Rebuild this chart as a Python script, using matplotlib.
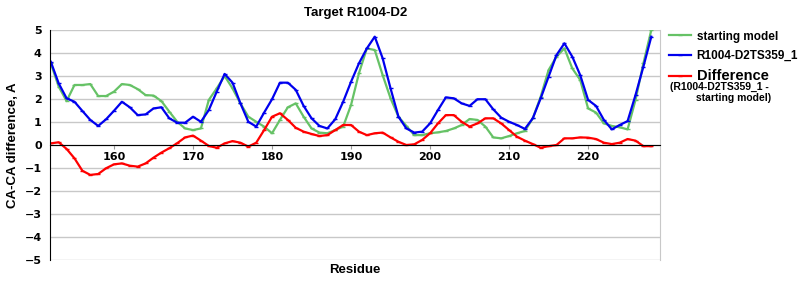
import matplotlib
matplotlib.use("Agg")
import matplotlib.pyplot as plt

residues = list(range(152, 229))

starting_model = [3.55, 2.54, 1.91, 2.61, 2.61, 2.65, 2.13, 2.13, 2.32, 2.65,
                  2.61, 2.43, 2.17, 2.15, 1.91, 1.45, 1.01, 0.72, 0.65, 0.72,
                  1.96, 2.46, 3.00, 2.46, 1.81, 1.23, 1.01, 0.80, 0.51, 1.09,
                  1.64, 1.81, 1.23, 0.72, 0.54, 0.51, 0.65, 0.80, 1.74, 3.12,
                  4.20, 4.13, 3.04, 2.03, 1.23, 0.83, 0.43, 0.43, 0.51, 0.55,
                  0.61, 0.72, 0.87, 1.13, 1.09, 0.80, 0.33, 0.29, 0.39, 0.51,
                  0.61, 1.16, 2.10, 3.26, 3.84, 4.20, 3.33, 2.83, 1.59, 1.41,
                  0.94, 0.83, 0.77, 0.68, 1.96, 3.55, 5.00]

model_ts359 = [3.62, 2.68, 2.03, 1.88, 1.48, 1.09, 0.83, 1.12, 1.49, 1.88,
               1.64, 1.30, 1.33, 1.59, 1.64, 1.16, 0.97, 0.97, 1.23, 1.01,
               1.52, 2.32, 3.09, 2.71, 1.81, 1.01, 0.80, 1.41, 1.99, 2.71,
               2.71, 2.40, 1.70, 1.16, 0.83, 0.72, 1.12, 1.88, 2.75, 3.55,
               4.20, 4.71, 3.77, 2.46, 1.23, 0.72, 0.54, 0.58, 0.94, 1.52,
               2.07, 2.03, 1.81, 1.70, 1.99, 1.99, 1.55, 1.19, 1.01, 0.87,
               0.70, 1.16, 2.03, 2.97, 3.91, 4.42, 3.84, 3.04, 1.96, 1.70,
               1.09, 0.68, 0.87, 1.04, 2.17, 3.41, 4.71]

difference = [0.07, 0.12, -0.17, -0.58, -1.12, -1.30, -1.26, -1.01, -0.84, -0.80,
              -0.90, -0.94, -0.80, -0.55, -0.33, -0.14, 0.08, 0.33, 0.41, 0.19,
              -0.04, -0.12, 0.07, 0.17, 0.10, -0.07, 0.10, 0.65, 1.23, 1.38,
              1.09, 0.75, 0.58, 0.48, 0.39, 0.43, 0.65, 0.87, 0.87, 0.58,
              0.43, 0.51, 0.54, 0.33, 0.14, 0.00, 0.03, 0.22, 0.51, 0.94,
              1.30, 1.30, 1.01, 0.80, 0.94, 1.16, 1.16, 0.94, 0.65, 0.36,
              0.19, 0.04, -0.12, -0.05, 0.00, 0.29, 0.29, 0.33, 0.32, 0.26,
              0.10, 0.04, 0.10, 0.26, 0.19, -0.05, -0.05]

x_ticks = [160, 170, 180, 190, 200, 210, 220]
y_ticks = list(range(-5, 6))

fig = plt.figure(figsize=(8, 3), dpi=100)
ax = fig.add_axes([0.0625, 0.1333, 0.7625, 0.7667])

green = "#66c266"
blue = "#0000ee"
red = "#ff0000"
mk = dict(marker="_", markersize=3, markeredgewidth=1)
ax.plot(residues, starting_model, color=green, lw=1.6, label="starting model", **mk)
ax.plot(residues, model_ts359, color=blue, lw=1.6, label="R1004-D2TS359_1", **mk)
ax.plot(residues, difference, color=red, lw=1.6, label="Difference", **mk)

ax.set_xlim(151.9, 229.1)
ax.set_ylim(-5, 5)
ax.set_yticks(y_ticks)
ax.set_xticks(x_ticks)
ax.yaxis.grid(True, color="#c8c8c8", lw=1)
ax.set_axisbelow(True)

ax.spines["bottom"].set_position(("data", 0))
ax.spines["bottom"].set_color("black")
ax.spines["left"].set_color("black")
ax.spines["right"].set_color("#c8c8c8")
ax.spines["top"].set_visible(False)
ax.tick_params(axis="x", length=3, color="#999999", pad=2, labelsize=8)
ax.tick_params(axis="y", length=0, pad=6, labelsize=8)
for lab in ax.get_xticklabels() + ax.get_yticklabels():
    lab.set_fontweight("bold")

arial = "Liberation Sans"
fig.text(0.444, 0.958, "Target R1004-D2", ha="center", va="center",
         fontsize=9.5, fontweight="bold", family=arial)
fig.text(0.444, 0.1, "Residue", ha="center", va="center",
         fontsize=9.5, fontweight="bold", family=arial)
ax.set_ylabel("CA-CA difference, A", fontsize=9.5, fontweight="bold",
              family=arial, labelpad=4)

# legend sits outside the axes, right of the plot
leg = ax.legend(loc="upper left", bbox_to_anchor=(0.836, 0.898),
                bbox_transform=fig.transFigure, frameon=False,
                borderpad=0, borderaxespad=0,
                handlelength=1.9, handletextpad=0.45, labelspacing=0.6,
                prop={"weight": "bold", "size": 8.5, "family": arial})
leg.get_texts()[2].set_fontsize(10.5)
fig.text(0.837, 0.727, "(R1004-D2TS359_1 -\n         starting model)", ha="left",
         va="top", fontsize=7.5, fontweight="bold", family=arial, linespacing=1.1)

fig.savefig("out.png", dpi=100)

■ ■ ■

→ Written task: Print, exactly as written, the lines above from the first one to the one containing "1.09, 0.68, 0.87, 1.04, 2.17, 3.41, 4.71]". Leave out pictures.

→ Exercise answer:
Rebuild this chart as a Python script, using matplotlib.
import matplotlib
matplotlib.use("Agg")
import matplotlib.pyplot as plt

residues = list(range(152, 229))

starting_model = [3.55, 2.54, 1.91, 2.61, 2.61, 2.65, 2.13, 2.13, 2.32, 2.65,
                  2.61, 2.43, 2.17, 2.15, 1.91, 1.45, 1.01, 0.72, 0.65, 0.72,
                  1.96, 2.46, 3.00, 2.46, 1.81, 1.23, 1.01, 0.80, 0.51, 1.09,
                  1.64, 1.81, 1.23, 0.72, 0.54, 0.51, 0.65, 0.80, 1.74, 3.12,
                  4.20, 4.13, 3.04, 2.03, 1.23, 0.83, 0.43, 0.43, 0.51, 0.55,
                  0.61, 0.72, 0.87, 1.13, 1.09, 0.80, 0.33, 0.29, 0.39, 0.51,
                  0.61, 1.16, 2.10, 3.26, 3.84, 4.20, 3.33, 2.83, 1.59, 1.41,
                  0.94, 0.83, 0.77, 0.68, 1.96, 3.55, 5.00]

model_ts359 = [3.62, 2.68, 2.03, 1.88, 1.48, 1.09, 0.83, 1.12, 1.49, 1.88,
               1.64, 1.30, 1.33, 1.59, 1.64, 1.16, 0.97, 0.97, 1.23, 1.01,
               1.52, 2.32, 3.09, 2.71, 1.81, 1.01, 0.80, 1.41, 1.99, 2.71,
               2.71, 2.40, 1.70, 1.16, 0.83, 0.72, 1.12, 1.88, 2.75, 3.55,
               4.20, 4.71, 3.77, 2.46, 1.23, 0.72, 0.54, 0.58, 0.94, 1.52,
               2.07, 2.03, 1.81, 1.70, 1.99, 1.99, 1.55, 1.19, 1.01, 0.87,
               0.70, 1.16, 2.03, 2.97, 3.91, 4.42, 3.84, 3.04, 1.96, 1.70,
               1.09, 0.68, 0.87, 1.04, 2.17, 3.41, 4.71]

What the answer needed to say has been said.